I picked you up and held you awhile, as I like to do. It brings us face-to-face, encouraging an immediacy that makes it easier to talk. I asked if you thought you’d play baseball or softball, explaining how softball is like baseball but the ball is bigger. You replied…
and softer… and girls play it
I said, maybe you’ll be a swimmer. or a soccer player… you said
I will be a swimming coach
Watching your brother play baseball on a bright Saturday afternoon in Durham, you then chose the top bleacher, which was six feet or so off the ground.
You were squirmy, uninterested in staying still, so on a whim, I held onto your hands and gently let you down to the ground from the high end.
You liked this.
Instead of climbing back up the aluminum bleachers from the lowest rung, you climbed underneath the open bleachers from the back side where I had lowered you.

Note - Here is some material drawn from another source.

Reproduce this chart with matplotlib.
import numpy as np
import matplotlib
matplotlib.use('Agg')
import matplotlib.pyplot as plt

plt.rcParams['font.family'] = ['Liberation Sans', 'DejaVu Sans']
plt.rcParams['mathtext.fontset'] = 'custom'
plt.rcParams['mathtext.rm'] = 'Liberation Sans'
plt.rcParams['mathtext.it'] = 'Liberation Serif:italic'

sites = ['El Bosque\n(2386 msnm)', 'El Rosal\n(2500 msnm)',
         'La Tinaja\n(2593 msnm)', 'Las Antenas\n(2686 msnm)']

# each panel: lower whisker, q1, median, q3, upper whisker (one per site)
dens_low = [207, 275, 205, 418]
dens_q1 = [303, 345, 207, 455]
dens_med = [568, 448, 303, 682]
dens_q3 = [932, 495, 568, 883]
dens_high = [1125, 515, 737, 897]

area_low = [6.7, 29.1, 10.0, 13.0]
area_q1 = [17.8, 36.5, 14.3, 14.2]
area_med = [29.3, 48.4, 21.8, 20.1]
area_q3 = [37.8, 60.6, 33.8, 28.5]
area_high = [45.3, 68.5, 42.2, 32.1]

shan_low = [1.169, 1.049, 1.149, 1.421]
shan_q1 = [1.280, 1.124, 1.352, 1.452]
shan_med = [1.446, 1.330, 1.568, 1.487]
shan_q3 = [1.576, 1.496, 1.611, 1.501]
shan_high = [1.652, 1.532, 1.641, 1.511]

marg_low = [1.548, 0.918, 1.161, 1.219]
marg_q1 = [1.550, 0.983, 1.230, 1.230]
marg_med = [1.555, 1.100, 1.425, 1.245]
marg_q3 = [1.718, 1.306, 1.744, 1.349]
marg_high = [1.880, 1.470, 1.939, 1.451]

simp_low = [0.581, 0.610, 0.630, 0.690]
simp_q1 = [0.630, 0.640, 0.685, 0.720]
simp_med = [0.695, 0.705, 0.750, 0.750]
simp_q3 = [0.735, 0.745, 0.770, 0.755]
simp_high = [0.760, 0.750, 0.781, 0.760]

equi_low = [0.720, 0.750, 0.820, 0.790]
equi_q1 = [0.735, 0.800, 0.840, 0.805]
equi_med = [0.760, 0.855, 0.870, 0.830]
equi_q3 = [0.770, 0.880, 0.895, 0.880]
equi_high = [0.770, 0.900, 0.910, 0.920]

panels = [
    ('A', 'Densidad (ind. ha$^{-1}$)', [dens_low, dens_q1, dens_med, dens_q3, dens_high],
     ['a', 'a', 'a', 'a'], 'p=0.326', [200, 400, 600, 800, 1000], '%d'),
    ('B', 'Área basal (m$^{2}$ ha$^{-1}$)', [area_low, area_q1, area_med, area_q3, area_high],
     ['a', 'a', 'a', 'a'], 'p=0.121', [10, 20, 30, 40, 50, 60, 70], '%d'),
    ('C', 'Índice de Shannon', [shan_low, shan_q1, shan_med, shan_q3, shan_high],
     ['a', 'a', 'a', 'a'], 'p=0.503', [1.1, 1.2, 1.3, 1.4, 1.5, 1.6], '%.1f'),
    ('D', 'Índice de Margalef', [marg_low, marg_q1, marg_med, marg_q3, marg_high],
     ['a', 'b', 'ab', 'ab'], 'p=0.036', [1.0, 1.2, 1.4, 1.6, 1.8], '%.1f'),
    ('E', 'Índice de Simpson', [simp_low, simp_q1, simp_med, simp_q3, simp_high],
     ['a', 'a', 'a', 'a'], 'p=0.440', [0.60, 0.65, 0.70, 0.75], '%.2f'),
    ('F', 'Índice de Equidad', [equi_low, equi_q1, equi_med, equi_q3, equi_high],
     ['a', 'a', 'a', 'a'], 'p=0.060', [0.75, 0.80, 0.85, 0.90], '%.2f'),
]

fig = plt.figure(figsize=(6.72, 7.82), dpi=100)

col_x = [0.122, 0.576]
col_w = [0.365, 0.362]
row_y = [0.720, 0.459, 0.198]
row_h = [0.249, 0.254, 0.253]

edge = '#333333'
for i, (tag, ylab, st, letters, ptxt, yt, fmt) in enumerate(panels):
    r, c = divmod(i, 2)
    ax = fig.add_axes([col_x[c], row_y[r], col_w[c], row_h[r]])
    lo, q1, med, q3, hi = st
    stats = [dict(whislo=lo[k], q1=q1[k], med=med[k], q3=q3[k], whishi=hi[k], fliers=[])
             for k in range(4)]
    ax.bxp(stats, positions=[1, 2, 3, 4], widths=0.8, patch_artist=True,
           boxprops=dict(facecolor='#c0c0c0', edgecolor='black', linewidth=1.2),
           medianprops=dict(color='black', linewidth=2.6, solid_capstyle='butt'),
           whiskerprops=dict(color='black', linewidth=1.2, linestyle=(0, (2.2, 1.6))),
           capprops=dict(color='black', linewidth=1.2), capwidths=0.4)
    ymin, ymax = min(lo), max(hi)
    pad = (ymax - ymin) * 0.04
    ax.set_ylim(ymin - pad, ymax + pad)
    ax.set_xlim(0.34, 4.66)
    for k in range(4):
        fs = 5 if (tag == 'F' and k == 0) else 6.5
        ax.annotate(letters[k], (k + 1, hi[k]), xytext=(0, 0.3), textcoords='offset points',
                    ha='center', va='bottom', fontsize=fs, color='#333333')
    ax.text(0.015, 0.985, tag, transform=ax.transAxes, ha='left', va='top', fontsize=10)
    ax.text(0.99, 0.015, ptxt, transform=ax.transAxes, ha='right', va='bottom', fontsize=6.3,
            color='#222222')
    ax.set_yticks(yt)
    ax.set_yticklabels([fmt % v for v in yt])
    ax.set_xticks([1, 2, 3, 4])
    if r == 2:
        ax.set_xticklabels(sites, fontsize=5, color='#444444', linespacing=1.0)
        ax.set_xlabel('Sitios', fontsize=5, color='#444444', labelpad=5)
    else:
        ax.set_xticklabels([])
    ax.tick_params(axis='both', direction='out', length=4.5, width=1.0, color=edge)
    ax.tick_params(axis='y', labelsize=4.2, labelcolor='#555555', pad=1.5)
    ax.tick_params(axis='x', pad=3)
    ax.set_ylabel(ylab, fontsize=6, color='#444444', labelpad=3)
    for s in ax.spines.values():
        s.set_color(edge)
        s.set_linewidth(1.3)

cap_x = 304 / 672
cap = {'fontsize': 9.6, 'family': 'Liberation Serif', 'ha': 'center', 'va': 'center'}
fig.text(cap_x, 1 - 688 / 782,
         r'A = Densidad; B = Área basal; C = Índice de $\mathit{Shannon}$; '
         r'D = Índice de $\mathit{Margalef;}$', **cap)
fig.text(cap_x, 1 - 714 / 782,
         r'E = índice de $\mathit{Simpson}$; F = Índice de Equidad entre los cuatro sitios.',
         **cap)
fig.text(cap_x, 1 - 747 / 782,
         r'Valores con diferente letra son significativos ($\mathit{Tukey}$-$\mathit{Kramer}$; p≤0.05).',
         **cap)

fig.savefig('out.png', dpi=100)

It wasn’t long before you said
do that again!
with a gleam in your eye.
Back on the top bleacher you figured out a way to get down again by yourself by climbing underneath, placing your sneakered feet onto the aluminum support struts. Up and down you went, two or three times.

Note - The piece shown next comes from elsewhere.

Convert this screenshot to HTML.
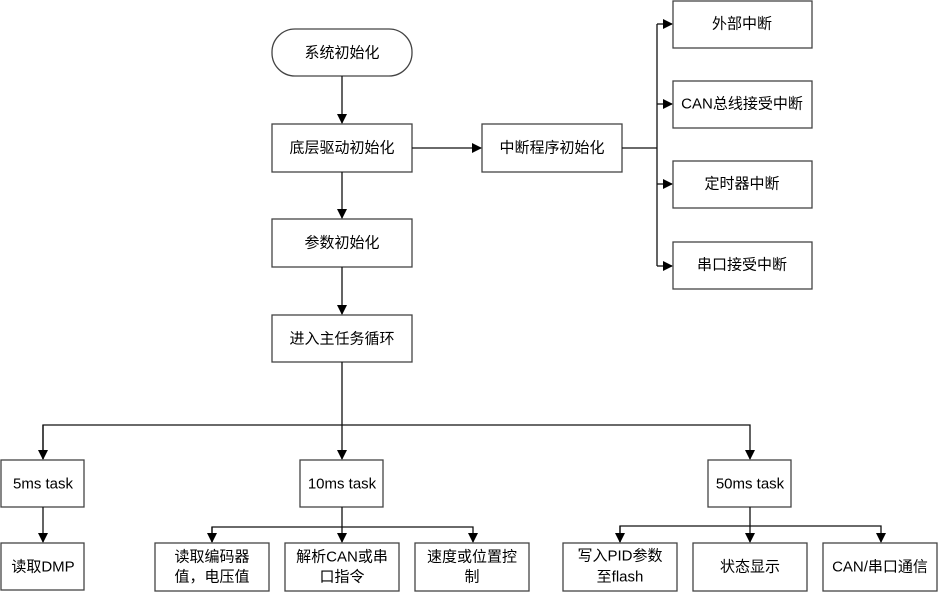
<!DOCTYPE html>
<html><head><meta charset="utf-8"><style>
body{margin:0;background:#fff}
svg text{font-family:"Liberation Sans","Noto Sans CJK SC",sans-serif;font-size:15px;fill:#000;text-anchor:middle;dominant-baseline:central}
.b{fill:#fff;stroke:#444;stroke-width:1.3}
.l{stroke:#111;stroke-width:1.3;fill:none}
</style></head><body>
<svg width="940" height="594" viewBox="0 0 940 594">
<defs><marker id="a" markerWidth="10" markerHeight="10" refX="9" refY="5" orient="auto" markerUnits="userSpaceOnUse"><path d="M0,0 L10,5 L0,10 z" fill="#000"/></marker></defs>
<rect class="b" x="272" y="29" width="140" height="47" rx="23"/><text x="342" y="53">系统初始化</text>
<rect class="b" x="272" y="124" width="140" height="48"/><text x="342" y="148">底层驱动初始化</text>
<rect class="b" x="482" y="124" width="140" height="48"/><text x="552" y="148">中断程序初始化</text>
<rect class="b" x="272" y="219" width="140" height="48"/><text x="342" y="243">参数初始化</text>
<rect class="b" x="272" y="315" width="140" height="47"/><text x="342" y="339">进入主任务循环</text>
<path class="l" d="M342,76 V123" marker-end="url(#a)"/>
<path class="l" d="M342,172 V218" marker-end="url(#a)"/>
<path class="l" d="M342,267 V314" marker-end="url(#a)"/>
<path class="l" d="M412,148 H481" marker-end="url(#a)"/>
<path class="l" d="M622,148 H657 M657,24 V266"/>
<path class="l" d="M657,24 H672" marker-end="url(#a)"/>
<path class="l" d="M657,104 H672" marker-end="url(#a)"/>
<path class="l" d="M657,184 H672" marker-end="url(#a)"/>
<path class="l" d="M657,266 H672" marker-end="url(#a)"/>
<rect class="b" x="673" y="1" width="139" height="47"/><text x="742" y="24">外部中断</text>
<rect class="b" x="673" y="81" width="139" height="47"/><text x="742" y="104">CAN总线接受中断</text>
<rect class="b" x="673" y="161" width="139" height="47"/><text x="742" y="184">定时器中断</text>
<rect class="b" x="673" y="242" width="139" height="47"/><text x="742" y="265">串口接受中断</text>
<path class="l" d="M342,362 V459" marker-end="url(#a)"/>
<path class="l" d="M43,459 V425 H750 V459" marker-end="url(#a)"/>
<path class="l" d="M43,425 V459" marker-end="url(#a)"/>
<rect class="b" x="1" y="460" width="83" height="47"/><text x="43" y="484">5ms task</text>
<rect class="b" x="300" y="460" width="83" height="47"/><text x="342" y="484">10ms task</text>
<rect class="b" x="708" y="460" width="83" height="47"/><text x="750" y="484">50ms task</text>
<path class="l" d="M43,507 V542" marker-end="url(#a)"/>
<rect class="b" x="1" y="543" width="83" height="47"/><text x="43" y="567">读取DMP</text>
<path class="l" d="M342,507 V542" marker-end="url(#a)"/>
<path class="l" d="M212,542 V527 H473 V542" marker-end="url(#a)"/>
<path class="l" d="M212,527 V542" marker-end="url(#a)"/>
<rect class="b" x="155" y="543" width="114" height="48"/><text x="212" y="557">读取编码器</text><text x="212" y="577">值，电压值</text>
<rect class="b" x="285" y="543" width="114" height="48"/><text x="342" y="557">解析CAN或串</text><text x="342" y="577">口指令</text>
<rect class="b" x="415" y="543" width="114" height="48"/><text x="472" y="557">速度或位置控</text><text x="472" y="577">制</text>
<path class="l" d="M750,507 V542" marker-end="url(#a)"/>
<path class="l" d="M620,542 V526 H881 V542" marker-end="url(#a)"/>
<path class="l" d="M620,526 V542" marker-end="url(#a)"/>
<rect class="b" x="563" y="543" width="114" height="48"/><text x="620" y="556">写入PID参数</text><text x="620" y="577">至flash</text>
<rect class="b" x="693" y="543" width="114" height="48"/><text x="750" y="567">状态显示</text>
<rect class="b" x="823" y="543" width="114" height="48"/><text x="880" y="567">CAN/串口通信</text>
</svg>
</body></html>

Having mastered this, you asked:
Papa can we go to the playground?
We ran across the green field to the brightly colored extravaganza system of slides, walkways, jungle gyms, climbing walls, chimes, bridges and ladders that make up today’s playgrounds. Today’s playgrounds are works of art.
You challenged me to a race:
climb the ladder and I’ll go up the stairs
Hey, that’s not exactly fair. I raced after you across the bridge, but you were already there, taunting me:
I beat you!
It was no contest. You’re a fearless mountain goat girl!